I then mapped out the main races that would appear. All the PH races got mapped to the show's races (plus a few monster races) and I gave them new names to disguise them for flavor. I made elves be Minbari, dwarves be Narn, and Gnomes be Centauri (which I thought would be a nice unexpected twist). I even did a few portraits for some flavor (easy to do with a light table).

With the map in place, and the races figured out, I then zoomed in on the things that matter. Namely the human island. it figured in the center of the map. I made up a few places, to show where the various classes would train up. I documented the kind of government (a monarchy with a senate). I even took the US Uniform Code of Military Justice and chopped it up, and replaced keywords to build the new law code the military followed just for flavor (took a few hours, but was easy).

I made some notes on the religions, namely the human ones, so I could cover what the clerics could worship.

For wizards, I made the Human's Circle of Magic, an government mandated organization for wizards (humans had no sorcerors). This was analagous to PsiCorp.

At that point, I was mostly set. I hadn't built out any islands specifically,

I decided to set the timeline to before the earth-minbari war, so the players could level up, experience the world pre-war, and have a big climax at the Battle of the Line.

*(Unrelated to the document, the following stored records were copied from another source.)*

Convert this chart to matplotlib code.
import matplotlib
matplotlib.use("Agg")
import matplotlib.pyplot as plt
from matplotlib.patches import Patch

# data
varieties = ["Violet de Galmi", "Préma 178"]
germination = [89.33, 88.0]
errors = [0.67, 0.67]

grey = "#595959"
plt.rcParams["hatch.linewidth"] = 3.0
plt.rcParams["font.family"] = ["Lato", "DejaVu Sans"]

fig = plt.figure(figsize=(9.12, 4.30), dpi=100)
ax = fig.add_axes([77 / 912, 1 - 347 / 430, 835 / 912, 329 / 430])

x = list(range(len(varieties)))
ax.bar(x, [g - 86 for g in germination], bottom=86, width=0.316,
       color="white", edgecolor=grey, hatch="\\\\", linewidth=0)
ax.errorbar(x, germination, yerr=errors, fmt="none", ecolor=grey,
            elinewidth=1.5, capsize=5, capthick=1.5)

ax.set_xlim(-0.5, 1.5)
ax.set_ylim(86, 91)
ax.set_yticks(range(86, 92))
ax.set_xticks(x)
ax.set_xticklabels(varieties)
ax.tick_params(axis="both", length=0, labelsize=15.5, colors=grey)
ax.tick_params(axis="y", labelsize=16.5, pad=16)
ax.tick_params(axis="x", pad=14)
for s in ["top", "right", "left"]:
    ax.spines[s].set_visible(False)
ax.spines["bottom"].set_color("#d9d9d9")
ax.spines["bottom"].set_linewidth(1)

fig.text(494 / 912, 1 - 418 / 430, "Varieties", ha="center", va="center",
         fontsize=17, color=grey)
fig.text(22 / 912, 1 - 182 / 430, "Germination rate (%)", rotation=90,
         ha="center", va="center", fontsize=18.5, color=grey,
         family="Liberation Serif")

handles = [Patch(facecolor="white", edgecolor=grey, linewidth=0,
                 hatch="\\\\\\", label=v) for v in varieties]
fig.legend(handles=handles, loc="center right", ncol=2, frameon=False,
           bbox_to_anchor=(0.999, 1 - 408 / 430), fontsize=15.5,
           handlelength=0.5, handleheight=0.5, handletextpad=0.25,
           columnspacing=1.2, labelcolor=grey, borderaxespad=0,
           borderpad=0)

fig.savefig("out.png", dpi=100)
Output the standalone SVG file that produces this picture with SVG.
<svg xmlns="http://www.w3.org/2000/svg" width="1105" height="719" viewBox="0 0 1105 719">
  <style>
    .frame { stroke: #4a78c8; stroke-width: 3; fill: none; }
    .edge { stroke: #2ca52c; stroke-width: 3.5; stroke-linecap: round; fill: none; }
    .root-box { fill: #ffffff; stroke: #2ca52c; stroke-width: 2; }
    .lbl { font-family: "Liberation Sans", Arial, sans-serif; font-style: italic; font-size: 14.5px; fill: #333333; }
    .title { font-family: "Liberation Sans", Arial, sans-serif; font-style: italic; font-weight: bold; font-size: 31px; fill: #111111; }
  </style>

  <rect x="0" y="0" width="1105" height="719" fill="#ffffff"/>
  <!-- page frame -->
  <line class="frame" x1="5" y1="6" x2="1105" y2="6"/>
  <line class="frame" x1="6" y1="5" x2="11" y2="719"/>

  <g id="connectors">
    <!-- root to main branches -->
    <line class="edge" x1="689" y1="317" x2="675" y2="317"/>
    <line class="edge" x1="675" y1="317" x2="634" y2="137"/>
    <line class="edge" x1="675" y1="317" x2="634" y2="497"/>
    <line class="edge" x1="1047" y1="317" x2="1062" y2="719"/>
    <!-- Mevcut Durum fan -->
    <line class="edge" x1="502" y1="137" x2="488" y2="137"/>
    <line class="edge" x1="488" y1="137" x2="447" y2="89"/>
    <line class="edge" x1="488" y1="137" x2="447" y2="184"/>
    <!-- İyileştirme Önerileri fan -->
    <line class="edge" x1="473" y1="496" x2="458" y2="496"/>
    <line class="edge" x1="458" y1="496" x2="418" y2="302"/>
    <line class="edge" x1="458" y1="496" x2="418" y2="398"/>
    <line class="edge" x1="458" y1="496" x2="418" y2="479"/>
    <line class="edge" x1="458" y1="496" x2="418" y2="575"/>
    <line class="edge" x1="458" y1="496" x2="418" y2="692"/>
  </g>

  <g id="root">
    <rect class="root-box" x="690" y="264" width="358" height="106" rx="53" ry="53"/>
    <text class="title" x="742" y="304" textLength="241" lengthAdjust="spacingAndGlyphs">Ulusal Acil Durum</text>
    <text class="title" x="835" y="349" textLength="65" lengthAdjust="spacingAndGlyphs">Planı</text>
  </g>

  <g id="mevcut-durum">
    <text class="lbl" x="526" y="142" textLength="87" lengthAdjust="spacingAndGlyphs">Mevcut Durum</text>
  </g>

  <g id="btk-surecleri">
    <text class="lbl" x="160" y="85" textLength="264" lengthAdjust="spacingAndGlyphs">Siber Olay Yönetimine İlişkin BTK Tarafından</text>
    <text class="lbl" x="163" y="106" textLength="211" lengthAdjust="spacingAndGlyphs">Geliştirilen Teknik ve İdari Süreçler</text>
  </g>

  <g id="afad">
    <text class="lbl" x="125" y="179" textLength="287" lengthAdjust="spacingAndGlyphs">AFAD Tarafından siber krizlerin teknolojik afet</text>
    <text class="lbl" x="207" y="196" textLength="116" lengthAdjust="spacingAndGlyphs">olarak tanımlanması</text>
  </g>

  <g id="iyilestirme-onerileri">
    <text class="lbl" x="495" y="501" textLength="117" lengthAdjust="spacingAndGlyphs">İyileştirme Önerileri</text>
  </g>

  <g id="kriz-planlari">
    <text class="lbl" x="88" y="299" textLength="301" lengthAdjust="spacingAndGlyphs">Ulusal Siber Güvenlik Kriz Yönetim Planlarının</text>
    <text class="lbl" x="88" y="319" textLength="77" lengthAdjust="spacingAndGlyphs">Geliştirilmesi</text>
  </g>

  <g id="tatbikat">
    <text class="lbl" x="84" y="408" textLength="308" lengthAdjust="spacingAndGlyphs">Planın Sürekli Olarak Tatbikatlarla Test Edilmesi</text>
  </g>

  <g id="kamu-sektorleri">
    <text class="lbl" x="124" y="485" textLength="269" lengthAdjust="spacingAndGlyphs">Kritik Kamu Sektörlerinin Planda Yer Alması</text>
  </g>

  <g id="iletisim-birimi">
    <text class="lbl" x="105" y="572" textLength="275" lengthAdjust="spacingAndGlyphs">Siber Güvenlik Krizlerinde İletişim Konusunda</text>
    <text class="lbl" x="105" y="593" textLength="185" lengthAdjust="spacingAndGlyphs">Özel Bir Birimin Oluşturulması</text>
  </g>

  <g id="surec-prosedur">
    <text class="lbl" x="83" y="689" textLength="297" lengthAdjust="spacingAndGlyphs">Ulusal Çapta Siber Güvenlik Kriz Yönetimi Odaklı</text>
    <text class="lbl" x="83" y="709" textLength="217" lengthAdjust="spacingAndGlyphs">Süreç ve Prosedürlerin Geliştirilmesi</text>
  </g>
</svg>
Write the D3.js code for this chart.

The adventures leading up to the battle of the line were just made up, per what the PCs wanted to do, and what made sense to be happening as missions. My core goal was to get them invested in the PCs and in the outcome of the war.

After the Battle of the Line, I made 5 years pass, and glossed over what happened so they could get to my version of Babylon5, an Island trading and diplomacy post. Where I put all the PCs in charge of various aspects.
And then they played out some aspects of season 1 before external factors killed the campaign.

Getting the time line up to match the show is where I had considerable danger. At that point, I had parallels for PCs to TV characters. Where applicable, I used that to recycle episodes for hooks. I also chopped out a lot, because I wanted their experience to be divergent in some ways.

Over all, the campaign went well, and in reality, I didn't generate a lot of game material. Certainly not more than I needed.